Skanska and Bovis Lend Lease ordered to speed up work, as cost of project delays rises to £28m
A main contractor at the Ground Zero site in New York has been ordered to work double shifts to help the client curb costs for late work, which now add up to more than $43m (£28m).
The Port Authority of New York and New Jersey, the client on the $19bn (£12bn) World Trade Centre project, called on Phoenix Constructors to double its workforce for 10 months to reduce delays, it has emerged.
Phoenix, a consortium of Slattery Skanska, Bovis Lend Lease, Fluor Corporation and Granite Construction Northeast, is working on the excavation of the site where three of the main four towers will be located, including tower 2, designed by Foster + Partners, and tower 3, designed by Rogers Stirk Harbour + Partners.

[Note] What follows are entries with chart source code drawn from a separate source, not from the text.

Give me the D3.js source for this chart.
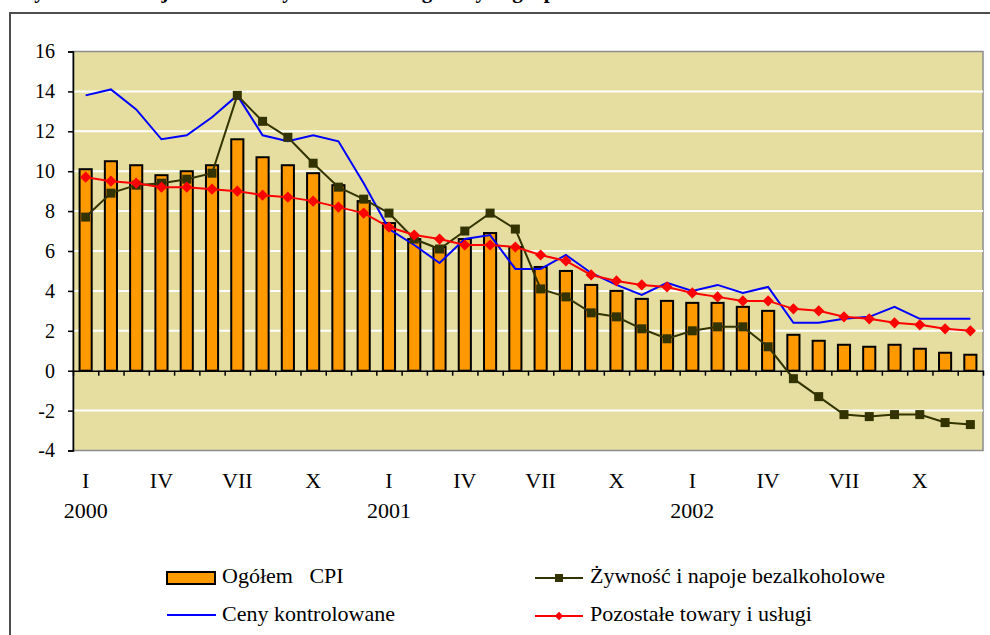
<!DOCTYPE html>
<html lang="pl">
<head>
<meta charset="utf-8">
<title>Inflacja CPI 2000-2002</title>
<script src="https://d3js.org/d3.v7.min.js"></script>
<style type="text/css">
  body { margin: 0; background: #fff; }
  svg { width: 990px; height: 635px; display: block; }
  .title { font-size: 21px; font-weight: bold; }
  .ylab { font-size: 20px; }
  .xlab { font-size: 22px; }
  .legend { font-size: 22px; white-space: pre; }
</style>
</head>
<body>
<svg></svg>
<script type="text/javascript">

// months 2000-2002, roman numerals shown only every quarter
const monthLabels = ["I","","","IV","","","VII","","","X","","",
                     "I","","","IV","","","VII","","","X","","",
                     "I","","","IV","","","VII","","","X","",""];
const yearLabels = ["2000","","","","","","","","","","","",
                    "2001","","","","","","","","","","","",
                    "2002","","","","","","","","","","",""];

const cpi = [10.1,10.5,10.3,9.8,10.0,10.3,11.6,10.7,10.3,9.9,9.3,8.5,
             7.4,6.6,6.2,6.6,6.9,6.2,5.2,5.0,4.3,4.0,3.6,3.5,
             3.4,3.4,3.2,3.0,1.8,1.5,1.3,1.2,1.3,1.1,0.9,0.8];
const food = [7.7,8.9,9.3,9.4,9.6,9.9,13.8,12.5,11.7,10.4,9.2,8.6,
              7.9,6.6,6.1,7.0,7.9,7.1,4.1,3.7,2.9,2.7,2.1,1.6,
              2.0,2.2,2.2,1.2,-0.4,-1.3,-2.2,-2.3,-2.2,-2.2,-2.6,-2.7];
const controlled = [13.8,14.1,13.1,11.6,11.8,12.7,13.8,11.8,11.5,11.8,11.5,9.4,
                    7.1,6.3,5.4,6.6,6.8,5.1,5.1,5.8,4.9,4.3,3.8,4.4,
                    4.0,4.3,3.9,4.2,2.4,2.4,2.6,2.7,3.2,2.6,2.6,2.6];
const other = [9.7,9.5,9.4,9.2,9.2,9.1,9.0,8.8,8.7,8.5,8.2,7.9,
               7.2,6.8,6.6,6.3,6.3,6.2,5.8,5.5,4.8,4.5,4.3,4.2,
               3.9,3.7,3.5,3.5,3.1,3.0,2.7,2.6,2.4,2.3,2.1,2.0];
const yTicks = [-4,-2,0,2,4,6,8,10,12,14,16];

const plotLeft = 73, plotRight = 983, plotTop = 51.5, plotBottom = 450.5;
const serif = "'Liberation Serif', 'Times New Roman', Times, serif";

const svg = d3.select("svg");

// outer frame (page crop - runs off right/bottom)
svg.append("rect")
   .attr("x", 10).attr("y", 13)
   .attr("width", 1000).attr("height", 700)
   .attr("fill", "none")
   .attr("stroke", "#4d4d4d")
   .attr("stroke-width", 2);

// title of the figure, cut off by the page top in the original
svg.append("text")
   .attr("class", "title")
   .attr("x", 14).attr("y", -2)
   .text("Wykres 1. Inflacja CPI oraz dynamika cen w głównych grupach");

const x = d3.scaleBand()
            .domain(d3.range(cpi.length))
            .range([plotLeft, plotRight]);
const xl = d3.scaleLinear().domain([0, cpi.length]).range([plotLeft, plotRight]);
const y = d3.scaleLinear().domain([-4, 16]).range([plotBottom, plotTop]);

// plot area
svg.append("rect")
   .attr("x", plotLeft).attr("y", y(16))
   .attr("width", plotRight - plotLeft).attr("height", y(-4) - y(16))
   .attr("fill", "#E5DEA0")
   .attr("stroke", "#8c8c8c")
   .attr("stroke-width", 1.5);

// gridlines
svg.append("g")
   .selectAll("line")
   .data(yTicks.filter(d => d > -4 && d < 16 && d !== 0))
   .enter()
   .append("line")
   .attr("x1", plotLeft).attr("x2", plotRight)
   .attr("y1", d => y(d)).attr("y2", d => y(d))
   .attr("stroke", "#fff")
   .attr("stroke-width", 2);

// bars
const bw = x.bandwidth() * 0.48;
svg.append("g")
   .selectAll("rect")
   .data(cpi)
   .enter()
   .append("rect")
   .attr("x", (d, i) => x(i) + (x.bandwidth() - bw) / 2)
   .attr("y", d => y(d))
   .attr("width", bw)
   .attr("height", d => y(0) - y(d))
   .attr("fill", "#FF9900")
   .attr("stroke", "#000")
   .attr("stroke-width", 2);

// y axis
const yAxis = svg.append("g")
   .attr("transform", "translate(" + plotLeft + ",0)")
   .call(d3.axisLeft(y).tickValues(yTicks).tickSize(5).tickPadding(13).tickFormat(d => String(d)));
yAxis.attr("font-size", null).attr("font-family", null);
yAxis.selectAll("text").attr("class", "ylab");
yAxis.selectAll("line, path").attr("stroke", "#000").attr("stroke-width", 1.5);

// x axis at zero, ticks between months
const xAxis = svg.append("g")
   .attr("transform", "translate(0," + y(0) + ")")
   .call(d3.axisBottom(xl).tickValues(d3.range(cpi.length + 1)).tickSize(5).tickSizeOuter(0).tickFormat(""));
xAxis.selectAll("line, path").attr("stroke", "#000").attr("stroke-width", 1.5);

// month and year labels
const cx = i => x(i) + x.bandwidth() / 2;
svg.append("g")
   .selectAll("text")
   .data(monthLabels)
   .enter()
   .append("text")
   .attr("class", "xlab")
   .attr("x", (d, i) => cx(i))
   .attr("y", 488)
   .attr("text-anchor", "middle")
   .text(d => d);
svg.append("g")
   .selectAll("text")
   .data(yearLabels)
   .enter()
   .append("text")
   .attr("class", "xlab")
   .attr("x", (d, i) => cx(i))
   .attr("y", 518)
   .attr("text-anchor", "middle")
   .text(d => d);

// lines
const line = d3.line().x((d, i) => cx(i)).y(d => y(d));

svg.append("path")
   .attr("d", line(controlled))
   .attr("fill", "none")
   .attr("stroke", "#0000FF")
   .attr("stroke-width", 2);

svg.append("path")
   .attr("d", line(food))
   .attr("fill", "none")
   .attr("stroke", "#333300")
   .attr("stroke-width", 2);
svg.append("g")
   .selectAll("rect")
   .data(food)
   .enter()
   .append("rect")
   .attr("x", (d, i) => cx(i) - 4.5)
   .attr("y", d => y(d) - 4.5)
   .attr("width", 9).attr("height", 9)
   .attr("fill", "#333300");

svg.append("path")
   .attr("d", line(other))
   .attr("fill", "none")
   .attr("stroke", "#FF0000")
   .attr("stroke-width", 2);
svg.append("g")
   .selectAll("path")
   .data(other)
   .enter()
   .append("path")
   .attr("d", d3.symbol().type(d3.symbolDiamond2).size(80))
   .attr("transform", (d, i) => "translate(" + cx(i) + "," + y(d) + ")")
   .attr("fill", "#FF0000");

// legend
const lg = svg.append("g");
lg.append("rect")
  .attr("x", 167).attr("y", 572).attr("width", 48).attr("height", 12)
  .attr("fill", "#FF9900").attr("stroke", "#000").attr("stroke-width", 2);
lg.append("text").attr("class", "legend").attr("x", 222).attr("y", 583).text("Ogółem   CPI");

lg.append("line")
  .attr("x1", 167).attr("x2", 216).attr("y1", 615).attr("y2", 615)
  .attr("stroke", "#0000FF").attr("stroke-width", 2);
lg.append("text").attr("class", "legend").attr("x", 222).attr("y", 621).text("Ceny kontrolowane");

lg.append("line")
  .attr("x1", 535).attr("x2", 583).attr("y1", 578).attr("y2", 578)
  .attr("stroke", "#333300").attr("stroke-width", 2);
lg.append("rect")
  .attr("x", 555).attr("y", 574).attr("width", 8).attr("height", 8)
  .attr("fill", "#333300");
lg.append("text").attr("class", "legend").attr("x", 590).attr("y", 583).text("Żywność i napoje bezalkoholowe");

lg.append("line")
  .attr("x1", 535).attr("x2", 583).attr("y1", 616).attr("y2", 616)
  .attr("stroke", "#FF0000").attr("stroke-width", 2);
lg.append("path")
  .attr("d", d3.symbol().type(d3.symbolDiamond2).size(45))
  .attr("transform", "translate(559,616)")
  .attr("fill", "#FF0000");
lg.append("text").attr("class", "legend").attr("x", 590).attr("y", 621).text("Pozostałe towary i usługi");

// one serif face for every text
svg.selectAll("text")
   .attr("font-family", serif)
   .style("font-family", serif)
   .attr("fill", "#000");

</script>
</body>
</html>
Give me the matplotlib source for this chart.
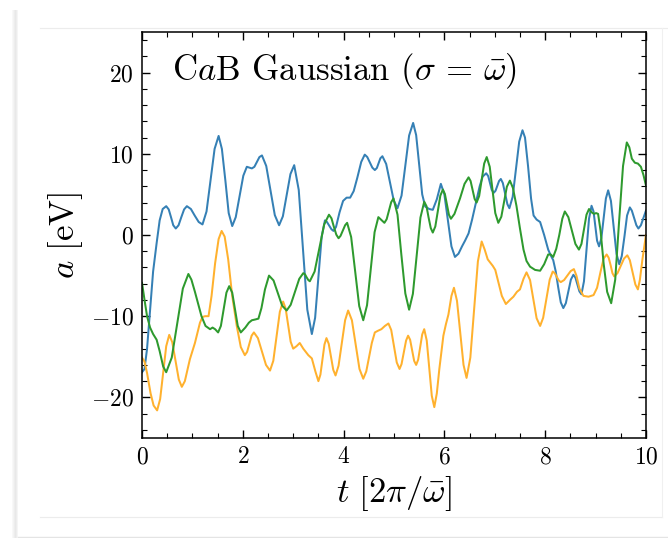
import matplotlib

matplotlib.use("Agg")
import matplotlib.pyplot as plt
from matplotlib.lines import Line2D
from matplotlib.patches import Rectangle
from matplotlib.ticker import MultipleLocator

# values (t in units of 2pi/omega_bar, a in eV)
t_blue = [0.00, 0.05, 0.10, 0.16, 0.22, 0.29, 0.35, 0.41, 0.48, 0.53, 0.575, 0.62, 0.67,
          0.725, 0.78, 0.835, 0.89, 0.97, 1.045, 1.125, 1.20, 1.28, 1.36, 1.44, 1.52,
          1.585, 1.655, 1.72, 1.79, 1.86, 1.935, 2.01, 2.08, 2.13, 2.18, 2.23, 2.28, 2.33,
          2.38, 2.465, 2.55, 2.635, 2.72, 2.795, 2.87, 2.945, 3.02, 3.11, 3.195, 3.28, 3.37,
          3.435, 3.50, 3.565, 3.63, 3.67, 3.715, 3.76, 3.80, 3.85, 3.92, 3.99, 4.06, 4.13,
          4.20, 4.27, 4.35, 4.42, 4.47, 4.52, 4.57, 4.62, 4.66, 4.695, 4.73, 4.77, 4.845,
          4.92, 4.995, 5.07, 5.15, 5.225, 5.30, 5.38, 5.44, 5.50, 5.56, 5.62, 5.70, 5.77,
          5.85, 5.93, 6.00, 6.07, 6.14, 6.21, 6.28, 6.35, 6.41, 6.48, 6.55, 6.63, 6.70,
          6.76, 6.83, 6.87, 6.905, 6.94, 6.98, 7.015, 7.05, 7.085, 7.12, 7.16, 7.205, 7.25,
          7.29, 7.355, 7.42, 7.485, 7.55, 7.60, 7.66, 7.72, 7.77, 7.83, 7.90, 7.98, 8.06,
          8.11, 8.16, 8.21, 8.26, 8.31, 8.36, 8.41, 8.46, 8.51, 8.56, 8.60, 8.64, 8.68,
          8.72, 8.77, 8.82, 8.87, 8.92, 8.96, 8.995, 9.03, 9.07, 9.115, 9.16, 9.205, 9.25,
          9.305, 9.36, 9.415, 9.47, 9.52, 9.575, 9.625, 9.68, 9.72, 9.765, 9.81, 9.85,
          9.90, 9.95, 10.0]
a_blue = [-16.9, -16.5, -14.0, -9.2, -4.5, -1.0, 1.8, 3.2, 3.55, 3.15, 2.2, 1.2, 0.8,
          1.2, 2.2, 3.15, 3.55, 3.2, 2.4, 1.6, 1.3, 2.9, 6.75, 10.6, 12.2,
          10.6, 6.65, 2.7, 1.1, 2.2, 4.75, 7.3, 8.4, 8.3, 8.2, 8.4, 9.0, 9.6,
          9.8, 8.5, 5.5, 2.45, 1.2, 2.3, 4.9, 7.5, 8.6, 5.55, -1.8, -9.2, -12.2,
          -10.2, -5.2, -0.2, 1.8, 1.6, 1.15, 0.7, 0.5, 1.0, 2.8, 4.2, 4.6, 4.6,
          5.4, 7.0, 9.0, 9.9, 9.6, 8.95, 8.3, 8.0, 8.25, 8.85, 9.45, 9.7, 8.75,
          6.5, 4.25, 3.3, 4.85, 8.55, 12.25, 13.8, 12.3, 8.65, 5.0, 3.5, 3.2, 3.1,
          4.4, 6.3, 5.0, 1.8, -1.4, -2.7, -2.3, -1.4, -0.7, 0.2, 1.9, 4.1, 6.0,
          7.2, 7.6, 7.25, 6.4, 5.55, 5.2, 5.45, 6.05, 6.65, 6.9, 6.4, 5.1, 3.8,
          3.3, 4.7, 8.1, 11.5, 12.9, 12.0, 8.5, 4.5, 2.4, 1.9, 1.6, 0.0, -1.8,
          -2.5, -3.1, -4.5, -6.5, -8.3, -9.0, -8.4, -6.95, -5.5, -4.9, -5.25, -6.1, -6.95,
          -7.3, -5.7, -1.85, 2.0, 3.6, 2.9, 1.1, -0.7, -1.4, -0.4, 2.05, 4.5, 5.5,
          4.2, 0.95, -2.3, -3.6, -2.6, -0.1, 2.4, 3.4, 3.0, 2.1, 1.2, 0.8,
          1.2, 2.1, 3.0]

t_orange = [0.00, 0.05, 0.10, 0.17, 0.23, 0.30, 0.36, 0.42, 0.48, 0.54, 0.60, 0.665, 0.73,
            0.79, 0.85, 0.95, 1.05, 1.15, 1.20, 1.25, 1.32, 1.38, 1.45, 1.52, 1.58, 1.64,
            1.71, 1.79, 1.88, 1.96, 2.04, 2.085, 2.13, 2.175, 2.22, 2.30, 2.38, 2.46, 2.54,
            2.605, 2.67, 2.735, 2.80, 2.85, 2.90, 2.95, 3.00, 3.065, 3.13, 3.20, 3.30, 3.37,
            3.44, 3.50, 3.54, 3.58, 3.62, 3.66, 3.705, 3.75, 3.795, 3.84, 3.90, 3.965, 4.03,
            4.09, 4.165, 4.24, 4.315, 4.39, 4.45, 4.50, 4.56, 4.62, 4.68, 4.75, 4.82, 4.89,
            4.945, 5.00, 5.055, 5.11, 5.15, 5.195, 5.24, 5.28, 5.32, 5.36, 5.40, 5.44, 5.48,
            5.52, 5.56, 5.60, 5.65, 5.70, 5.75, 5.80, 5.85, 5.90, 5.98, 6.03, 6.08, 6.14,
            6.19, 6.25, 6.315, 6.38, 6.44, 6.515, 6.59, 6.665, 6.74, 6.80, 6.86, 6.91, 6.96,
            7.01, 7.07, 7.14, 7.22, 7.30, 7.37, 7.44, 7.50, 7.57, 7.63, 7.70, 7.765, 7.83,
            7.90, 7.96, 8.025, 8.09, 8.15, 8.19, 8.23, 8.27, 8.31, 8.375, 8.44, 8.505, 8.57,
            8.62, 8.68, 8.76, 8.86, 8.96, 9.03, 9.10, 9.16, 9.22, 9.26, 9.30, 9.335, 9.37,
            9.435, 9.50, 9.565, 9.63, 9.68, 9.735, 9.79, 9.84, 9.88, 9.93, 10.0]
a_orange = [-15.1, -15.6, -17.0, -19.5, -21.0, -21.6, -20.2, -16.95, -13.7, -12.3, -13.2, -15.5, -17.8,
            -18.7, -18.0, -15.3, -13.3, -10.8, -10.1, -10.0, -10.0, -7.5, -3.5, -0.5, 0.5, -0.2,
            -3.0, -7.5, -11.2, -13.8, -14.8, -14.4, -13.4, -12.4, -12.0, -12.7, -14.35, -16.0, -16.7,
            -15.5, -12.45, -9.45, -8.2, -9.05, -11.1, -13.15, -14.0, -13.7, -13.3, -14.0, -14.8, -15.2,
            -16.8, -18.0, -17.2, -15.35, -13.5, -12.7, -13.4, -15.0, -16.6, -17.3, -16.1, -13.3, -10.5,
            -9.3, -10.5, -13.5, -16.5, -17.7, -16.8, -15.2, -13.3, -12.0, -11.8, -11.6, -11.2, -10.9,
            -11.7, -13.7, -15.7, -16.5, -15.9, -14.45, -13.0, -12.4, -12.9, -14.2, -15.5, -16.0, -15.35,
            -13.8, -12.25, -11.6, -13.0, -16.4, -19.8, -21.2, -19.5, -16.5, -12.4, -11.0, -9.8, -7.5,
            -6.5, -8.1, -12.05, -16.0, -17.6, -15.1, -9.2, -3.25, -0.8, -1.8, -3.0, -3.4, -3.8,
            -4.3, -5.8, -7.5, -8.5, -8.0, -7.6, -7.0, -6.7, -5.4, -4.6, -5.55, -7.9, -10.25,
            -11.2, -10.2, -7.85, -5.5, -4.5, -4.7, -5.15, -5.6, -5.8, -5.55, -5.0, -4.45, -4.2,
            -5.0, -6.6, -7.5, -7.6, -7.4, -6.5, -4.5, -2.9, -2.4, -2.8, -3.75, -4.7, -5.1,
            -4.7, -3.8, -2.9, -2.5, -3.1, -4.6, -6.1, -6.7, -5.5, -3.0, 0.0]

t_green = [0.00, 0.05, 0.10, 0.16, 0.22, 0.29, 0.35, 0.42, 0.48, 0.59, 0.70, 0.81, 0.92,
           0.98, 1.05, 1.12, 1.18, 1.26, 1.35, 1.40, 1.45, 1.51, 1.565, 1.62, 1.675, 1.73,
           1.79, 1.845, 1.90, 1.96, 2.05, 2.12, 2.18, 2.25, 2.31, 2.37, 2.44, 2.52, 2.61,
           2.695, 2.78, 2.87, 2.95, 3.035, 3.12, 3.20, 3.235, 3.265, 3.30, 3.33, 3.425, 3.52,
           3.615, 3.71, 3.76, 3.805, 3.855, 3.90, 3.94, 3.985, 4.03, 4.07, 4.15, 4.23, 4.31,
           4.39, 4.465, 4.54, 4.615, 4.69, 4.75, 4.81, 4.855, 4.90, 4.945, 4.99, 5.07, 5.145,
           5.225, 5.30, 5.375, 5.45, 5.525, 5.60, 5.645, 5.685, 5.73, 5.77, 5.82, 5.87, 5.92,
           5.97, 6.01, 6.05, 6.09, 6.13, 6.20, 6.31, 6.40, 6.48, 6.52, 6.56, 6.60, 6.64,
           6.69, 6.74, 6.79, 6.84, 6.90, 6.955, 7.01, 7.07, 7.13, 7.185, 7.24, 7.30, 7.36,
           7.43, 7.50, 7.57, 7.63, 7.70, 7.80, 7.90, 7.98, 8.06, 8.11, 8.16, 8.22, 8.28,
           8.34, 8.39, 8.46, 8.53, 8.60, 8.67, 8.72, 8.77, 8.82, 8.87, 8.92, 8.97, 9.01,
           9.05, 9.10, 9.16, 9.23, 9.31, 9.39, 9.465, 9.545, 9.62, 9.67, 9.72, 9.78, 9.84,
           9.90, 9.95, 10.0]
a_green = [-5.9, -8.0, -10.0, -11.4, -12.2, -12.9, -14.3, -16.2, -16.9, -15.1, -10.85, -6.6, -4.8,
           -5.5, -7.0, -8.6, -10.0, -11.2, -11.6, -11.4, -11.6, -12.0, -11.2, -9.15, -7.1, -6.3,
           -7.1, -9.15, -11.2, -12.0, -11.4, -10.8, -10.5, -10.4, -10.3, -9.0, -6.7, -5.0, -5.6,
           -7.15, -8.7, -9.3, -8.6, -7.0, -5.4, -4.7, -4.85, -5.2, -5.55, -5.7, -4.5, -1.6,
           1.3, 2.5, 2.05, 1.05, 0.05, -0.4, -0.1, 0.55, 1.2, 1.5, -0.25, -4.5, -8.75,
           -10.5, -8.65, -4.15, 0.35, 2.2, 1.85, 1.5, 1.95, 3.0, 4.05, 4.5, 2.5, -2.35,
           -7.2, -9.2, -7.25, -2.55, 2.15, 4.1, 3.55, 2.2, 0.85, 0.3, 1.05, 2.95, 4.85,
           5.6, 5.05, 3.8, 2.5, 2.0, 2.6, 4.5, 6.3, 7.1, 6.65, 5.55, 4.45, 4.0,
           4.8, 6.8, 8.8, 9.6, 8.4, 5.55, 2.7, 1.5, 2.25, 4.1, 5.95, 6.7, 5.8,
           3.6, 0.8, -1.8, -3.2, -3.9, -4.3, -4.4, -3.6, -2.4, -2.4, -2.7, -1.7, 0.0,
           2.0, 2.9, 2.2, 0.55, -1.1, -1.8, -1.1, 0.7, 2.5, 3.2, 2.8, 2.6, 2.7,
           2.6, 0.5, -3.5, -7.0, -8.4, -5.5, 1.5, 8.5, 11.4, 10.8, 9.4, 8.9, 8.8,
           8.4, 7.4, 6.1]

plt.rcParams["font.family"] = "serif"
plt.rcParams["font.serif"] = ["cmr10", "DejaVu Serif"]
plt.rcParams["mathtext.fontset"] = "cm"
plt.rcParams["axes.formatter.use_mathtext"] = True

fig = plt.figure(figsize=(6.68, 5.38), dpi=100)
ax = fig.add_axes([0.2126, 0.1859, 0.967 - 0.2126, 0.9405 - 0.1859])

ax.plot(t_blue, a_blue, color="#3580b5", lw=1.45, solid_joinstyle="round")
ax.plot(t_orange, a_orange, color="#ffb12e", lw=1.45, solid_joinstyle="round")
ax.plot(t_green, a_green, color="#2e9a2e", lw=1.45, solid_joinstyle="round")

ax.set_xlim(0, 10)
ax.set_ylim(-25, 25)
ax.xaxis.set_major_locator(MultipleLocator(2))
ax.xaxis.set_minor_locator(MultipleLocator(0.5))
ax.yaxis.set_major_locator(MultipleLocator(10))
ax.yaxis.set_minor_locator(MultipleLocator(2))
ax.tick_params(which="both", direction="in", top=True, right=True, labelsize=17)
ax.tick_params(which="major", length=6, width=1.0, pad=6)
ax.tick_params(which="minor", length=3.5, width=0.8)
for s in ax.spines.values():
    s.set_linewidth(1.1)

ax.set_xlabel(r"$t\ [2\pi/\bar{\omega}]$", fontsize=25, labelpad=4)
ax.set_ylabel(r"$a\ [\mathrm{eV}]$", fontsize=25, labelpad=4)
ax.text(0.06, 0.905, r"C$a$B Gaussian ($\sigma\,=\,\bar{\omega}$)", transform=ax.transAxes,
        fontsize=25, va="center", ha="left")

# screenshot-like card frame around the figure
W, H = 668.0, 538.0
for i, alpha in enumerate([0.05, 0.09, 0.14, 0.18, 0.14, 0.08]):
    fig.add_artist(Rectangle(((12 + i) / W, 0), 1 / W, (H - 10) / H, transform=fig.transFigure,
                             color="gray", alpha=alpha, lw=0))
fig.add_artist(Line2D([40 / W, 1], [1 - 28 / H, 1 - 28 / H], transform=fig.transFigure,
                      color="#ececec", lw=0.8))
fig.add_artist(Line2D([40 / W, 662 / W], [1 - 517 / H, 1 - 517 / H], transform=fig.transFigure,
                      color="#ececec", lw=0.8))
fig.add_artist(Line2D([662 / W, 662 / W], [1 - 28 / H, 1 - 517 / H], transform=fig.transFigure,
                      color="#f0f0f0", lw=0.8))
fig.add_artist(Line2D([18 / W, 1], [1 - 537 / H, 1 - 537 / H], transform=fig.transFigure,
                      color="#e4e4e4", lw=1.0))

fig.savefig("out.png", dpi=100)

The consortium has had to provide extra workers from December 2007 until this month after the original deadline to complete excavation was missed.
Port Authority is being charged $300,000 (£192,000) by the site’s developer, Silverstein Properties, for every day it goes over the deadline of 30 June this year.
“We’ve had contractors working double shifts since the end of 2007 and so we have required a double workforce,” said a spokesperson for Port Authority. “We had an agreement that was reached in 2006 to meet a deadline, and we missed it. The damages we were subjected to went up daily and goes over a three-month period.”
The delay is just one in a series of setbacks and cost overruns since work began in 2006.
Earlier this month, Building revealed that the structural engineer on the Freedom Tower, WSP Cantor Seinuk, had doubled its workforce to support the contractor, Tishman Construction.